Its easy passage across the blood–brain barrier facilitates faster seizure control³⁸. Additionally, midazolam’s short half-life and lack of active metabolites may help sustain CNS effects without prolonged sedation³⁹. On the other hand, diazepam’s high lipophilicity and redistribution into fat tissues may reduce its effectiveness via non-IV routes and increase the potential for seizure recurrence³⁷. Distinct from adult management paradigms, our findings emphasize the critical role of non-IV options in the pediatric population. In adults with convulsive SE, intramuscular midazolam and intravenous agents (lorazepam, diazepam) are established as efficacious initial therapy (Level A evidence). Specifically, adult guidelines note that intramuscular midazolam has superior effectiveness compared to intravenous lorazepam when IV access is not yet established. Similarly, our pediatric data support this shift towards non-IV midazolam. Especially, obtaining vascular access in a convulsing child is technically challenging; one-quarter of pediatric peripheral intravenous catheters fail due to device dysfunction³², leading to significant treatment delays. This underscores the absolute necessity of selecting the most effective initial agent. Our results indicate that midazolam, specifically via the buccal route, offers a distinct advantage over rectal diazepam for rapid seizure control when IV access is unavailable³⁰.

This meta-analysis provides more robust evidence, as it only considered RCTs¹³. This decreases the potential for bias in the results and enhances the validity of the data. Another important advantage is that only children with SE were included, making the conclusions more applicable to this population. The review conducted an extensive search of multiple databases and registries to ensure all recent and pertinent studies were covered⁴⁰. Additionally, a TSA was conducted to verify our conclusions, which is useful to control random errors and minimize the risks of false-positive or false-negative results, making the results more reliable^18,19. Finally, we assessed the certainty of the evidence using the GRADE approach, considering both statistical precision and clinical relevance across all domains.

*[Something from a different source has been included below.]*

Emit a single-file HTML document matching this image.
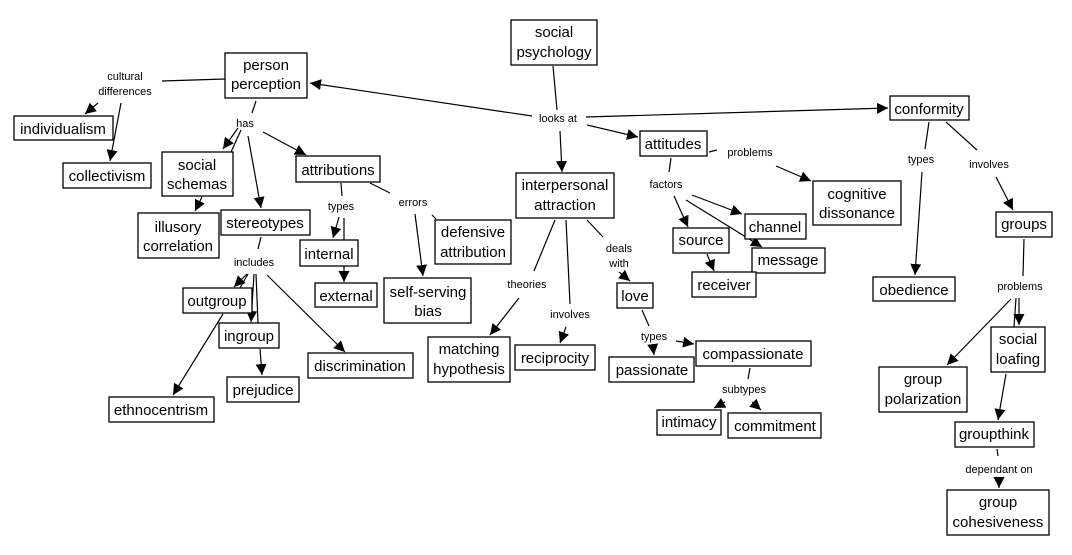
<!DOCTYPE html>
<html><head><meta charset="utf-8"><style>
html,body{margin:0;padding:0;background:#fff;}
svg{display:block;}
.n{fill:#fff;stroke:#000;stroke-width:1.3;}
.t{font-family:"Liberation Sans",sans-serif;font-size:15px;fill:#000;text-anchor:middle;}
.l{font-family:"Liberation Sans",sans-serif;font-size:11px;fill:#000;text-anchor:middle;}
line{stroke:#000;stroke-width:1.2;}
</style></head><body>
<svg width="1072" height="555" viewBox="0 0 1072 555">
<defs><marker id="a" viewBox="0 0 10 10" refX="10" refY="5" markerWidth="11" markerHeight="11" markerUnits="userSpaceOnUse" orient="auto"><path d="M0,0L10,5L0,10z" fill="#000"/></marker></defs>
<g>
<line x1="553" y1="66" x2="557" y2="110"/>
<line x1="532" y1="116" x2="310" y2="83" marker-end="url(#a)"/>
<line x1="586" y1="117" x2="888" y2="108" marker-end="url(#a)"/>
<line x1="587" y1="125" x2="638" y2="137" marker-end="url(#a)"/>
<line x1="560" y1="131" x2="562" y2="172" marker-end="url(#a)"/>
<line x1="225" y1="79" x2="162" y2="81"/>
<line x1="98" y1="103" x2="85" y2="114" marker-end="url(#a)"/>
<line x1="121" y1="103" x2="110" y2="161" marker-end="url(#a)"/>
<line x1="256" y1="101" x2="252" y2="113"/>
<line x1="238" y1="128" x2="223" y2="149" marker-end="url(#a)"/>
<line x1="241" y1="130" x2="231" y2="152"/>
<line x1="248" y1="136" x2="261" y2="208" marker-end="url(#a)"/>
<line x1="263" y1="132" x2="306" y2="155" marker-end="url(#a)"/>
<line x1="202" y1="197" x2="195" y2="211" marker-end="url(#a)"/>
<line x1="341" y1="183" x2="342" y2="196"/>
<line x1="339" y1="217" x2="333" y2="238" marker-end="url(#a)"/>
<line x1="344" y1="218" x2="344" y2="282" marker-end="url(#a)"/>
<line x1="370" y1="183" x2="390" y2="193"/>
<line x1="415" y1="214" x2="423" y2="276" marker-end="url(#a)"/>
<line x1="432" y1="215" x2="436" y2="219"/>
<line x1="261" y1="237" x2="258" y2="249"/>
<line x1="247" y1="274" x2="234" y2="287" marker-end="url(#a)"/>
<line x1="248" y1="274" x2="240" y2="288"/>
<line x1="254" y1="274" x2="251" y2="322" marker-end="url(#a)"/>
<line x1="256" y1="274" x2="258" y2="323"/>
<line x1="267" y1="275" x2="345" y2="352" marker-end="url(#a)"/>
<line x1="223" y1="314" x2="173" y2="395" marker-end="url(#a)"/>
<line x1="260" y1="349" x2="262" y2="375" marker-end="url(#a)"/>
<line x1="671" y1="158" x2="669" y2="172"/>
<line x1="709" y1="152" x2="717" y2="150"/>
<line x1="776" y1="166" x2="811" y2="181" marker-end="url(#a)"/>
<line x1="674" y1="196" x2="688" y2="227" marker-end="url(#a)"/>
<line x1="692" y1="195" x2="742" y2="214" marker-end="url(#a)"/>
<line x1="686" y1="200" x2="762" y2="247" marker-end="url(#a)"/>
<line x1="707" y1="254" x2="714" y2="271" marker-end="url(#a)"/>
<line x1="929" y1="122" x2="925" y2="149"/>
<line x1="922" y1="172" x2="915" y2="275" marker-end="url(#a)"/>
<line x1="946" y1="122" x2="977" y2="150"/>
<line x1="996" y1="177" x2="1013" y2="210" marker-end="url(#a)"/>
<line x1="1024" y1="239" x2="1023" y2="276"/>
<line x1="1011" y1="299" x2="947" y2="365" marker-end="url(#a)"/>
<line x1="1019" y1="298" x2="1019" y2="325" marker-end="url(#a)"/>
<line x1="1016" y1="298" x2="1014" y2="327"/>
<line x1="1006" y1="374" x2="998" y2="420" marker-end="url(#a)"/>
<line x1="997" y1="449" x2="998" y2="456"/>
<line x1="999" y1="480" x2="999" y2="488" marker-end="url(#a)"/>
<line x1="555" y1="220" x2="534" y2="271"/>
<line x1="519" y1="298" x2="490" y2="335" marker-end="url(#a)"/>
<line x1="566" y1="220" x2="570" y2="304"/>
<line x1="566" y1="327" x2="560" y2="343" marker-end="url(#a)"/>
<line x1="587" y1="220" x2="603" y2="237"/>
<line x1="619" y1="272" x2="630" y2="281" marker-end="url(#a)"/>
<line x1="642" y1="310" x2="649" y2="326"/>
<line x1="653" y1="347" x2="654" y2="355" marker-end="url(#a)"/>
<line x1="676" y1="341" x2="694" y2="344" marker-end="url(#a)"/>
<line x1="750" y1="368" x2="748" y2="379"/>
<line x1="725" y1="402" x2="714" y2="408" marker-end="url(#a)"/>
<line x1="752" y1="402" x2="761" y2="410" marker-end="url(#a)"/>
</g>
<g>
<rect class="n" x="511" y="20" width="86" height="45"/><text class="t" x="554" y="37">social</text><text class="t" x="554" y="57">psychology</text>
<rect class="n" x="225" y="53" width="82" height="45"/><text class="t" x="266" y="70">person</text><text class="t" x="266" y="89">perception</text>
<rect class="n" x="14" y="116" width="99" height="24"/><text class="t" x="63" y="134">individualism</text>
<rect class="n" x="63" y="163" width="88" height="25"/><text class="t" x="107" y="181">collectivism</text>
<rect class="n" x="162" y="152" width="71" height="44"/><text class="t" x="197" y="170">social</text><text class="t" x="197" y="189">schemas</text>
<rect class="n" x="138" y="213" width="81" height="45"/><text class="t" x="178" y="232">illusory</text><text class="t" x="178" y="251">correlation</text>
<rect class="n" x="221" y="210" width="89" height="25"/><text class="t" x="265" y="228">stereotypes</text>
<rect class="n" x="296" y="156" width="84" height="26"/><text class="t" x="338" y="175">attributions</text>
<rect class="n" x="300" y="240" width="58" height="26"/><text class="t" x="329" y="259">internal</text>
<rect class="n" x="435" y="220" width="76" height="44"/><text class="t" x="473" y="237">defensive</text><text class="t" x="473" y="257">attribution</text>
<rect class="n" x="315" y="283" width="62" height="24"/><text class="t" x="346" y="301">external</text>
<rect class="n" x="384" y="278" width="87" height="45"/><text class="t" x="428" y="297">self-serving</text><text class="t" x="428" y="316">bias</text>
<rect class="n" x="183" y="288" width="69" height="25"/><text class="t" x="217" y="306">outgroup</text>
<rect class="n" x="219" y="323" width="60" height="25"/><text class="t" x="249" y="341">ingroup</text>
<rect class="n" x="308" y="353" width="105" height="25"/><text class="t" x="360" y="371">discrimination</text>
<rect class="n" x="227" y="377" width="72" height="25"/><text class="t" x="263" y="395">prejudice</text>
<rect class="n" x="109" y="397" width="105" height="25"/><text class="t" x="161" y="415">ethnocentrism</text>
<rect class="n" x="428" y="337" width="82" height="45"/><text class="t" x="469" y="354">matching</text><text class="t" x="469" y="374">hypothesis</text>
<rect class="n" x="890" y="96" width="79" height="24"/><text class="t" x="929" y="114">conformity</text>
<rect class="n" x="640" y="131" width="67" height="25"/><text class="t" x="673" y="149">attitudes</text>
<rect class="n" x="516" y="173" width="98" height="45"/><text class="t" x="565" y="190">interpersonal</text><text class="t" x="565" y="210">attraction</text>
<rect class="n" x="813" y="181" width="88" height="44"/><text class="t" x="857" y="199">cognitive</text><text class="t" x="857" y="218">dissonance</text>
<rect class="n" x="996" y="212" width="56" height="25"/><text class="t" x="1024" y="229">groups</text>
<rect class="n" x="745" y="214" width="61" height="25"/><text class="t" x="775" y="232">channel</text>
<rect class="n" x="673" y="228" width="56" height="25"/><text class="t" x="701" y="245">source</text>
<rect class="n" x="752" y="248" width="73" height="25"/><text class="t" x="788" y="265">message</text>
<rect class="n" x="692" y="272" width="64" height="25"/><text class="t" x="724" y="290">receiver</text>
<rect class="n" x="873" y="277" width="82" height="24"/><text class="t" x="914" y="295">obedience</text>
<rect class="n" x="617" y="283" width="36" height="25"/><text class="t" x="635" y="301">love</text>
<rect class="n" x="515" y="345" width="80" height="25"/><text class="t" x="555" y="363">reciprocity</text>
<rect class="n" x="609" y="357" width="85" height="25"/><text class="t" x="652" y="375">passionate</text>
<rect class="n" x="696" y="341" width="115" height="25"/><text class="t" x="753" y="359">compassionate</text>
<rect class="n" x="657" y="410" width="64" height="25"/><text class="t" x="689" y="427">intimacy</text>
<rect class="n" x="728" y="413" width="93" height="25"/><text class="t" x="775" y="431">commitment</text>
<rect class="n" x="991" y="327" width="54" height="45"/><text class="t" x="1018" y="344">social</text><text class="t" x="1018" y="364">loafing</text>
<rect class="n" x="879" y="367" width="88" height="45"/><text class="t" x="923" y="384">group</text><text class="t" x="923" y="404">polarization</text>
<rect class="n" x="955" y="422" width="79" height="25"/><text class="t" x="994" y="439">groupthink</text>
<rect class="n" x="947" y="490" width="102" height="45"/><text class="t" x="998" y="507">group</text><text class="t" x="998" y="527">cohesiveness</text>
</g>
<g>
<text class="l" x="125" y="80">cultural</text><text class="l" x="125" y="95">differences</text>
<text class="l" x="245" y="127">has</text>
<text class="l" x="341" y="210">types</text>
<text class="l" x="413" y="206">errors</text>
<text class="l" x="254" y="266">includes</text>
<text class="l" x="558" y="122">looks at</text>
<text class="l" x="750" y="156">problems</text>
<text class="l" x="666" y="188">factors</text>
<text class="l" x="921" y="163">types</text>
<text class="l" x="989" y="168">involves</text>
<text class="l" x="619" y="252">deals</text><text class="l" x="619" y="267">with</text>
<text class="l" x="527" y="288">theories</text>
<text class="l" x="570" y="318">involves</text>
<text class="l" x="654" y="340">types</text>
<text class="l" x="744" y="393">subtypes</text>
<text class="l" x="1020" y="290">problems</text>
<text class="l" x="999" y="473">dependant on</text>
</g>
</svg>
</body></html>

However, this SRMA has limitations that need to be acknowledged. Many of the included RCTs have fewer than 100 participants, which may limit statistical power (Table 1). Most RCTs offer short-term follow-up, making it difficult to evaluate long-term safety or recurrence of seizures (Table 1). Furthermore, TSA revealed inconclusive results for several outcomes, such as time from admission to active treatment, seizure relapse, and respiratory depression (Figs. S7, S8, and S9). Additionally, the variability of midazolam-to-diazepam dose ratios across included studies may limit generalizability, as the diverse dosing regimens used in the primary studies introduce variability that complicates the precise assessment of relative efficacy. We observed varying heterogeneity across the outcomes: some showed no heterogeneity (I² = 0.0%) and some showed more than substantial heterogeneity (I² > 70%) (Figs. 1 and 4–6). This likely could relate to the routes of administration and/or definitions of outcome (Table 1).

Conclusion

Our findings have significant clinical implications for managing pediatric SE. The evidence from our analysis points to the superiority of midazolam over diazepam, reflected in higher therapeutic success, a significantly lower risk of treatment failure, and reduced seizure relapse. This advantage holds true in key clinical scenarios. For pre-hospital care, buccal midazolam proves to be a more effective agent than rectal diazepam⁴¹. In the emergency department, intravenous midazolam is likewise superior to its intravenous diazepam counterpart Accordingly, these findings are critical for prehospital and EMS contexts in which delayed vascular access has a negative prognostic impact⁴². From a practical implementation stance, data suggest that buccal and nasal midazolam are the most cost-effective non-IV rescue medications available in the United States⁴³ However, insurance-related issues and costs in other regions would need to be accounted for before widespread implementation. These results provide a solid rationale for re-evaluating current practice guidelines, with a view to positioning non-IV midazolam as a preferred first-line benzodiazepine for children with acute seizures^44,45.